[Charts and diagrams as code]

■ ■ ■

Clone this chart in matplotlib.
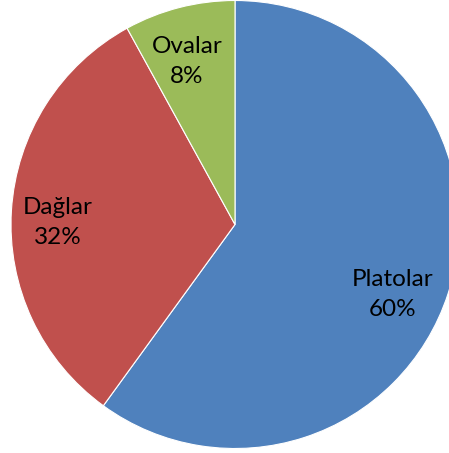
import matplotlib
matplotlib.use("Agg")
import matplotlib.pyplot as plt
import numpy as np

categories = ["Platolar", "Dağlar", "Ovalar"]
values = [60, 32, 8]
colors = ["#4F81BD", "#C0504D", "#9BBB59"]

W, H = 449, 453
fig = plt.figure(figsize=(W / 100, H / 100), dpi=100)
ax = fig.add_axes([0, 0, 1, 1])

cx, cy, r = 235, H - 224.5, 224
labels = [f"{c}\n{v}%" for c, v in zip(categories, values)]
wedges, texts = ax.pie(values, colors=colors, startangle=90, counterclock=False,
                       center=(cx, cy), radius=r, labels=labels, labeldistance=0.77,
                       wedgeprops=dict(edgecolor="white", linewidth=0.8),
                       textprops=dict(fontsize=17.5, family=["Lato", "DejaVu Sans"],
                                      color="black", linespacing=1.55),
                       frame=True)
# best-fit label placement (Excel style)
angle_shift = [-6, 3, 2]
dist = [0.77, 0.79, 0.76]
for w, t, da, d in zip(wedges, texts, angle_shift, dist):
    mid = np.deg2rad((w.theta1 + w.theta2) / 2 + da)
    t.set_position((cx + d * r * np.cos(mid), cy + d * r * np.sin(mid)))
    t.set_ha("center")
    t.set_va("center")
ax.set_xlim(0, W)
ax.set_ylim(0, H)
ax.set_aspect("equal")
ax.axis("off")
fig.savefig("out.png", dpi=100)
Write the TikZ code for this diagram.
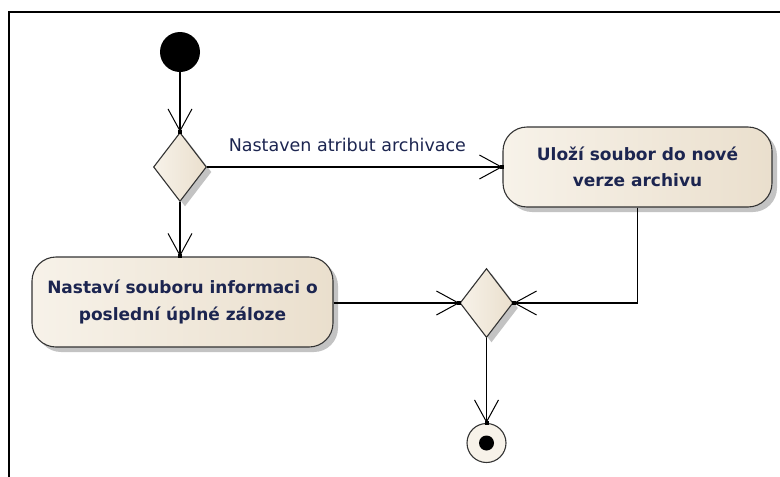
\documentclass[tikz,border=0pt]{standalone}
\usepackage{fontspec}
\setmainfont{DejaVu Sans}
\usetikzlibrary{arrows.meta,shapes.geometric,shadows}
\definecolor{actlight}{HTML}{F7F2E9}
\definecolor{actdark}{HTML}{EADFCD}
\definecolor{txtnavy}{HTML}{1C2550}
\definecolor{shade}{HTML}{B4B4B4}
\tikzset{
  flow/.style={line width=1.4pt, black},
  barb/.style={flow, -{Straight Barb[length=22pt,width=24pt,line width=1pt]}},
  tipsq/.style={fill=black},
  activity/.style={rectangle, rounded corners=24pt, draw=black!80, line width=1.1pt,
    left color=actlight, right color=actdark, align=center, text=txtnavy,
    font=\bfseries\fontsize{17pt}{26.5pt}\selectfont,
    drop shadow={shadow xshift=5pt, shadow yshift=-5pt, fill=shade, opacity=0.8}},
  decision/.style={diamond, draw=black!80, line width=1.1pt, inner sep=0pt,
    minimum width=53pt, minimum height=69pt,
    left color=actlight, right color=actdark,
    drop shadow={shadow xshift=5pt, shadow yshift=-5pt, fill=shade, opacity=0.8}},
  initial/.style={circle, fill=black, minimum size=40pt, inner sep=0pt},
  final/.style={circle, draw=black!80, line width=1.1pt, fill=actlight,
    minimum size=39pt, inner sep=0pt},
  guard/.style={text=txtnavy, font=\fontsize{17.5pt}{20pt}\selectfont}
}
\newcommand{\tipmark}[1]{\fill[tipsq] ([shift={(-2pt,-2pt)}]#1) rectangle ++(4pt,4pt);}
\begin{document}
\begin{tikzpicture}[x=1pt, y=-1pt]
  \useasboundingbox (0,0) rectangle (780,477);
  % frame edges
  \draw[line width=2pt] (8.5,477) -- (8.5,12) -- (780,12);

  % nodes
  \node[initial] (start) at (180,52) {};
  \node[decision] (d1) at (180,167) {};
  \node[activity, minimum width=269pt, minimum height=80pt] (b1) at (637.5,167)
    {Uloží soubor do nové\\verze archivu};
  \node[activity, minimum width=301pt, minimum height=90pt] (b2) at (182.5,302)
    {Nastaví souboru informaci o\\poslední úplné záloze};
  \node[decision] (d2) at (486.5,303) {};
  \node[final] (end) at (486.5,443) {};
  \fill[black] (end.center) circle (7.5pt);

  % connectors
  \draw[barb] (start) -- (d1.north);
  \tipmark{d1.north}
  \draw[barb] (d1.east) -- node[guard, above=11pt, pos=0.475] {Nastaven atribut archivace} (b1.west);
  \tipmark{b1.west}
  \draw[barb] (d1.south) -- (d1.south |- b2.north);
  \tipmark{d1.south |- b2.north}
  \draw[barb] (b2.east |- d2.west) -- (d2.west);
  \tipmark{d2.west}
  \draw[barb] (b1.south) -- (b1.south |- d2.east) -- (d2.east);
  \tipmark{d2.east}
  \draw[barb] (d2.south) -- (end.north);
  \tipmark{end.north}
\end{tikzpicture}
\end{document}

■ ■ ■

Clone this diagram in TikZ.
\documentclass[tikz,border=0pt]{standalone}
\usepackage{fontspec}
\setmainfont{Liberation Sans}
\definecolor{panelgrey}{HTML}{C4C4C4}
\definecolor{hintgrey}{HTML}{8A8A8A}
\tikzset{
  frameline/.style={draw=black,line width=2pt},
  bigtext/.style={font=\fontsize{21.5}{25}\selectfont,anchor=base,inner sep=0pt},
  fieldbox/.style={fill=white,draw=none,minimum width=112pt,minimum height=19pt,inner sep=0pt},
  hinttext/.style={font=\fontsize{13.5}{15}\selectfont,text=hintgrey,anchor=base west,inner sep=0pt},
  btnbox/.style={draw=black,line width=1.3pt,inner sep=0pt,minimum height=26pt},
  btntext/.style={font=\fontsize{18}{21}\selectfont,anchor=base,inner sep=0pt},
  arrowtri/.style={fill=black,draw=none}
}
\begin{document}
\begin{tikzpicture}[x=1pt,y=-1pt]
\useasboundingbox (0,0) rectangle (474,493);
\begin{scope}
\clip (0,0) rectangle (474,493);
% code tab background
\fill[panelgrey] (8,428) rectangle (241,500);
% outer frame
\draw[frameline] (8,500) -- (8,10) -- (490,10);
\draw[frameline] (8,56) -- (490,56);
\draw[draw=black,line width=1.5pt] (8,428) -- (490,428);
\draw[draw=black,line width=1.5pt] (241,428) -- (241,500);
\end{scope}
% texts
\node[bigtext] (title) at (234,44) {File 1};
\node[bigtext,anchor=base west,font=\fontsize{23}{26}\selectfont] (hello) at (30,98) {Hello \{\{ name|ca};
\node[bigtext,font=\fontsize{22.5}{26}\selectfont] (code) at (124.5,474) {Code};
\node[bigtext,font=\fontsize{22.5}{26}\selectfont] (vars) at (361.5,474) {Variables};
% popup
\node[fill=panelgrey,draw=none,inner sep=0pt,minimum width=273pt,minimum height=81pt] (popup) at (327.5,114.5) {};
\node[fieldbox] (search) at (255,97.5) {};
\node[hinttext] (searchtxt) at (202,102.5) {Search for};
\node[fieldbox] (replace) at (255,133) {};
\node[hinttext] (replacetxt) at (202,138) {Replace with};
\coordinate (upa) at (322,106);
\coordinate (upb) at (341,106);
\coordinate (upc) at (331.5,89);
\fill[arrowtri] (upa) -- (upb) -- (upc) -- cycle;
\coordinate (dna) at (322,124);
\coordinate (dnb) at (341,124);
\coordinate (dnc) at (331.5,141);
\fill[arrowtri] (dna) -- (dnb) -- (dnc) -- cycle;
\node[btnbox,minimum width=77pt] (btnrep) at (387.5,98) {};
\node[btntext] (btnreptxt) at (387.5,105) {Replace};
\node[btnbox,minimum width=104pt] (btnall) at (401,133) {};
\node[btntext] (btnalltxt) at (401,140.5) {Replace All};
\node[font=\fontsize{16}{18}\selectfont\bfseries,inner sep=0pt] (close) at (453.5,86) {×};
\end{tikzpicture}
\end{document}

■ ■ ■

Exclude any pictures, and restate word for word the lines from the one containing "Clone this chart in matplotlib." through the one containing "ax = fig.add_axes([0, 0, 1, 1])", both included.

Clone this chart in matplotlib.
import matplotlib
matplotlib.use("Agg")
import matplotlib.pyplot as plt
import numpy as np

categories = ["Platolar", "Dağlar", "Ovalar"]
values = [60, 32, 8]
colors = ["#4F81BD", "#C0504D", "#9BBB59"]

W, H = 449, 453
fig = plt.figure(figsize=(W / 100, H / 100), dpi=100)
ax = fig.add_axes([0, 0, 1, 1])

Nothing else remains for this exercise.